Rosie made her first appearance in the Willow Run Bomber Plant in Detroit, and when Verplanck was growing up in the post-war baby boom, the city’s plants were still buzzing, office buildings were full and city schools were so packed that portable classrooms were needed. The so-called “white flight” to the suburbs had yet to come.
Her father was a foreman in a tool-and-die shop. Her mother stayed at home. The family was Catholic, and on Fridays, Verplanck and her two older siblings gathered around the dinner table for egg noodles tossed with cottage cheese. “It looked disgusting, but it was actually pretty good,” Verplanck says. She preferred smelts, lightly floured and fried crisp. “It’s still my favorite.” (She’s yet to try our local version.)

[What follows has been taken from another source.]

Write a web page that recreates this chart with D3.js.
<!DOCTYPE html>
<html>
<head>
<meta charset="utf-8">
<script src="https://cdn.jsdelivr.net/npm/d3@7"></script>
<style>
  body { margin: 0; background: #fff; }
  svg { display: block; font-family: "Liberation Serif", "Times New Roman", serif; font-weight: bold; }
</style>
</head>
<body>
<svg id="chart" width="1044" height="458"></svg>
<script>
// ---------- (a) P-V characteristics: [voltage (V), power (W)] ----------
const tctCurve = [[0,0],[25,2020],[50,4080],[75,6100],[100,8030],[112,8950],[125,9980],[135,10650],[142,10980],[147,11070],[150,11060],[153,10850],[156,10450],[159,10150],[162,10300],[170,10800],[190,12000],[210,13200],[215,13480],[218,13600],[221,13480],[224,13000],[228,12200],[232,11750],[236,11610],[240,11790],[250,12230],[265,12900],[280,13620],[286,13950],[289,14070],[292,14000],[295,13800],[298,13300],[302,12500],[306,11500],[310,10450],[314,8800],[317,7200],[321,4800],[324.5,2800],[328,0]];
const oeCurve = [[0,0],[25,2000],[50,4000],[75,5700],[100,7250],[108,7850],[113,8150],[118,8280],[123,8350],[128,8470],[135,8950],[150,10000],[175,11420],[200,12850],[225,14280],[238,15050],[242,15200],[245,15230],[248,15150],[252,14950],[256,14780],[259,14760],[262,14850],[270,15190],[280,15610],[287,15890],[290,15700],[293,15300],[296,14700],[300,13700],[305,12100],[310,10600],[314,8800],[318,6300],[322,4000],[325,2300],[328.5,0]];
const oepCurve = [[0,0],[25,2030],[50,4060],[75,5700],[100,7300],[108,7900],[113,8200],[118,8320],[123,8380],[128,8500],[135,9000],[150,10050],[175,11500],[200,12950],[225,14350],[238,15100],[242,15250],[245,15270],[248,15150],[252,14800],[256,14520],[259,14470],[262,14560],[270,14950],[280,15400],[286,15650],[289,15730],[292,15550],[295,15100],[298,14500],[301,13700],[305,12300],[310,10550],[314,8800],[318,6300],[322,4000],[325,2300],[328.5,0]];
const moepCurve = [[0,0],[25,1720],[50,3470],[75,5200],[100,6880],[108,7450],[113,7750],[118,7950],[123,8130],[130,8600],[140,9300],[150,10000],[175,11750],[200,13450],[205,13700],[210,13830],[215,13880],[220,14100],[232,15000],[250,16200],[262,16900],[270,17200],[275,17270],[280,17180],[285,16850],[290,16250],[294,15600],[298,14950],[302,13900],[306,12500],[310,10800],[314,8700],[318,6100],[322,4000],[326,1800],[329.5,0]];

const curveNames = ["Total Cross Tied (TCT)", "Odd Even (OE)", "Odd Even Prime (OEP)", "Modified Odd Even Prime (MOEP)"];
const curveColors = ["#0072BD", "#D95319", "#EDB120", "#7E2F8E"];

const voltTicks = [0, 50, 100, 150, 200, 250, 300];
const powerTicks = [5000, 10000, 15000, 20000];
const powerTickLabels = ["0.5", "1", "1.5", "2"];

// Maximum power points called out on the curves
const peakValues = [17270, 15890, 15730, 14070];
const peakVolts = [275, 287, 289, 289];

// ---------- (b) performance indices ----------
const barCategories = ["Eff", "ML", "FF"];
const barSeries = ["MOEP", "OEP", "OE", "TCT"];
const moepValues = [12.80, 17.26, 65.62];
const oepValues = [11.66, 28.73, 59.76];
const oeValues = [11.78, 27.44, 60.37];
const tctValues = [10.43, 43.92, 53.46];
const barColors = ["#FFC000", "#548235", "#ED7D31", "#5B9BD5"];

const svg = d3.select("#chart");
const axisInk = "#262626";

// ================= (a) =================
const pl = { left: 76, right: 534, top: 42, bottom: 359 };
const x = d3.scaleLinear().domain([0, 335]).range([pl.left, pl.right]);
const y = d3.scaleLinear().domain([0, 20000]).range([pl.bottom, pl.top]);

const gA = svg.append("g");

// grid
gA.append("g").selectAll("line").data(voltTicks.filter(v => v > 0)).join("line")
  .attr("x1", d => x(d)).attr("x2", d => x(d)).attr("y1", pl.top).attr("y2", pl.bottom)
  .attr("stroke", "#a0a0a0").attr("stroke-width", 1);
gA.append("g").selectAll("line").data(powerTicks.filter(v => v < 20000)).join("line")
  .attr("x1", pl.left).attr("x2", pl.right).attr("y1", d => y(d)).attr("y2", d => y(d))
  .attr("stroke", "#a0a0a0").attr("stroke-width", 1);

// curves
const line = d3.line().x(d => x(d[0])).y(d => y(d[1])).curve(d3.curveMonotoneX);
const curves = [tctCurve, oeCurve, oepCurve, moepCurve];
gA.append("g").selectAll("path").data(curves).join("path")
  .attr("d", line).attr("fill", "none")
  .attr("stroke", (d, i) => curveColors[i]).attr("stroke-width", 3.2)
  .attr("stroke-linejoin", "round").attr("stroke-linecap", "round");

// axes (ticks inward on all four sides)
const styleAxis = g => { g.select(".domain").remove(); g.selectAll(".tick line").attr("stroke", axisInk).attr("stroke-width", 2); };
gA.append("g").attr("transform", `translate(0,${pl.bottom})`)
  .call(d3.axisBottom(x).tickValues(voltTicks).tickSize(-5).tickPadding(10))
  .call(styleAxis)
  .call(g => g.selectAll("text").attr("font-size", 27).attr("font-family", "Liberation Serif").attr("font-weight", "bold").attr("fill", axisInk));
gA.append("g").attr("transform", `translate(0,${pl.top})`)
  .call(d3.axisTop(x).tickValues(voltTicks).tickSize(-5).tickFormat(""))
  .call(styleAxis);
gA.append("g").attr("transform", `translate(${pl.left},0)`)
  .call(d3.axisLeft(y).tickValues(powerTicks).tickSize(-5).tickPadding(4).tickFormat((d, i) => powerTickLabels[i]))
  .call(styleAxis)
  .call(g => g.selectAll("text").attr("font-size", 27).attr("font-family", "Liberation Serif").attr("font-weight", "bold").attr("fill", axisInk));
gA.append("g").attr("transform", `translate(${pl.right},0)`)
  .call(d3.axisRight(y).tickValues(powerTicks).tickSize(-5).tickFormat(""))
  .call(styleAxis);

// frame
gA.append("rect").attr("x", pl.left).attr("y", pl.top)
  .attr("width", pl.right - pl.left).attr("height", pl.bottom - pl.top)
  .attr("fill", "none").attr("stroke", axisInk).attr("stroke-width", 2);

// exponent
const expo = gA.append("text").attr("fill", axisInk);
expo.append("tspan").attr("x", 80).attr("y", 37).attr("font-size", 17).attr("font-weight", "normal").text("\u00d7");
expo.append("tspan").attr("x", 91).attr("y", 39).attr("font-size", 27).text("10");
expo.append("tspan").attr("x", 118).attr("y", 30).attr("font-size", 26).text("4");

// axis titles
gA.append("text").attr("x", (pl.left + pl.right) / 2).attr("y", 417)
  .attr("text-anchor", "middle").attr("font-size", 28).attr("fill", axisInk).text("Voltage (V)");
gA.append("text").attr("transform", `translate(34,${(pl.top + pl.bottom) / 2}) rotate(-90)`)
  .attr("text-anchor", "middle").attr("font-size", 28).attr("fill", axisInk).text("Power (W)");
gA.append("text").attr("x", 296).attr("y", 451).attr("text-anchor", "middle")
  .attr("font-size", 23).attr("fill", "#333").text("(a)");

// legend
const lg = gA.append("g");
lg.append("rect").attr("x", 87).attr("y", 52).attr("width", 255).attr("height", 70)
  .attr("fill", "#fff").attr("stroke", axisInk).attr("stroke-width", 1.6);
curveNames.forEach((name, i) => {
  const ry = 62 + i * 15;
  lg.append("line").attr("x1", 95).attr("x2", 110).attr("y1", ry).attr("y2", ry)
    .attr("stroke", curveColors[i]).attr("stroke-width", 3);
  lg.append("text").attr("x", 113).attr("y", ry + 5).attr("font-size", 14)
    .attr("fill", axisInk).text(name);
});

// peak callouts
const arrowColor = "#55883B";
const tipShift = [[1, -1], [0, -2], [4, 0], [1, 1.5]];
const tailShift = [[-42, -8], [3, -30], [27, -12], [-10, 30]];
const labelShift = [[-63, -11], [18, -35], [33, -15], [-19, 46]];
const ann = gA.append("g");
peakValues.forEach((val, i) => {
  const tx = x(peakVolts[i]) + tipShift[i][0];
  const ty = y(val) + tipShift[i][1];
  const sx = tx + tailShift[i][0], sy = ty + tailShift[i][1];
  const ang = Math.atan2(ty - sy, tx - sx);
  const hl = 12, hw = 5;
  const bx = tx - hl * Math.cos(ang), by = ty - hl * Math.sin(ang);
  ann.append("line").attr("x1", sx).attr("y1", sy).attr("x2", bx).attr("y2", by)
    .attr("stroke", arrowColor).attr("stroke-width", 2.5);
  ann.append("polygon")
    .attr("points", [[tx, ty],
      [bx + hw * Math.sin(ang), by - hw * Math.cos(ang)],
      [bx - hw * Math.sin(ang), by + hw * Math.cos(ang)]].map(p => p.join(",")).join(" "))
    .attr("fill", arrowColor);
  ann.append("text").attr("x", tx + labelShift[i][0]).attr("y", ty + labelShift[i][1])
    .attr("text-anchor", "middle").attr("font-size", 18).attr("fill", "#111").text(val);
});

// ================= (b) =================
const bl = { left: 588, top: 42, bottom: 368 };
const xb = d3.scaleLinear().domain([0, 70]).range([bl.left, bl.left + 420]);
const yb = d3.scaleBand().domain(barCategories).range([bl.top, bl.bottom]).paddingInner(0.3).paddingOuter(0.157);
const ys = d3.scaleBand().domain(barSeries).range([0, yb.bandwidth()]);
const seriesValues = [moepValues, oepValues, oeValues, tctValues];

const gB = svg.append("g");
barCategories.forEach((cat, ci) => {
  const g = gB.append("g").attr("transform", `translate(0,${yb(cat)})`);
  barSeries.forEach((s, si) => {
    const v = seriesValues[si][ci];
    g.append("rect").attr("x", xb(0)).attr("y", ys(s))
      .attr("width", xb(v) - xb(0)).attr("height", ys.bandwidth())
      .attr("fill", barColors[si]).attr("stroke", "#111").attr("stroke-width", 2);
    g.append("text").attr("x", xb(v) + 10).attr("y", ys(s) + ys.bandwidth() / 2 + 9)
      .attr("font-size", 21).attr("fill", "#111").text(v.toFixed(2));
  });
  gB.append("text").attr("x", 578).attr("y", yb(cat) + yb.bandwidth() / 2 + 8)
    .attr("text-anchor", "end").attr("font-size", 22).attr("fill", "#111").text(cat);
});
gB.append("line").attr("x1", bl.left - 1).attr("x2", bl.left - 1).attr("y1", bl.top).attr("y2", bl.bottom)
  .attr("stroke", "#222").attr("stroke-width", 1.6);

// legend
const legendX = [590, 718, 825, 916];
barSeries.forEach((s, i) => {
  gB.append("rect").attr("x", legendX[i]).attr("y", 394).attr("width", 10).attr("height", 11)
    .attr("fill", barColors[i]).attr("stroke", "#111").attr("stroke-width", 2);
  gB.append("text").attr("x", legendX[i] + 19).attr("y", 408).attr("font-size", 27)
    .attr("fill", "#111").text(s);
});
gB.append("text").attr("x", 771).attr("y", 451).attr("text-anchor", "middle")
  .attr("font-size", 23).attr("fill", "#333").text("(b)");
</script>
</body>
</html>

Given her willowy height—she’s 5-foot-11-inches—it’s not surprising that she played basketball. However, she was more of a girly girl. Fashion, she admits, remains her greatest extravagance. She went on a diet because her clothes are too expensive to replace, she says.
At Wayne State University in Detroit, she majored in English. So did her husband-to-be, an ex-military man with two children from a previous marriage. When he got a job in publishing, they married and moved to Boston. “In those days, you didn’t follow a man unless you were married,” she says. By day, she worked as an administrative assistant at Harvard University. By night they went out on the town.
They had their daughter Marcy after moving to Rhode Island. When a car accident left her husband’s ex-wife paralyzed from the chest down, his two children came to live with them. “I was 24 or 25 with an infant, third-grader and fifth-grader,” recalls Verplanck, who would later give birth to daughters Michelle and Gretchen.
After Gretchen started school, Verplanck landed a temporary job at the North Kingstown Chamber of Commerce. The board had fired both the executive director and his secretary and needed someone to manage the office.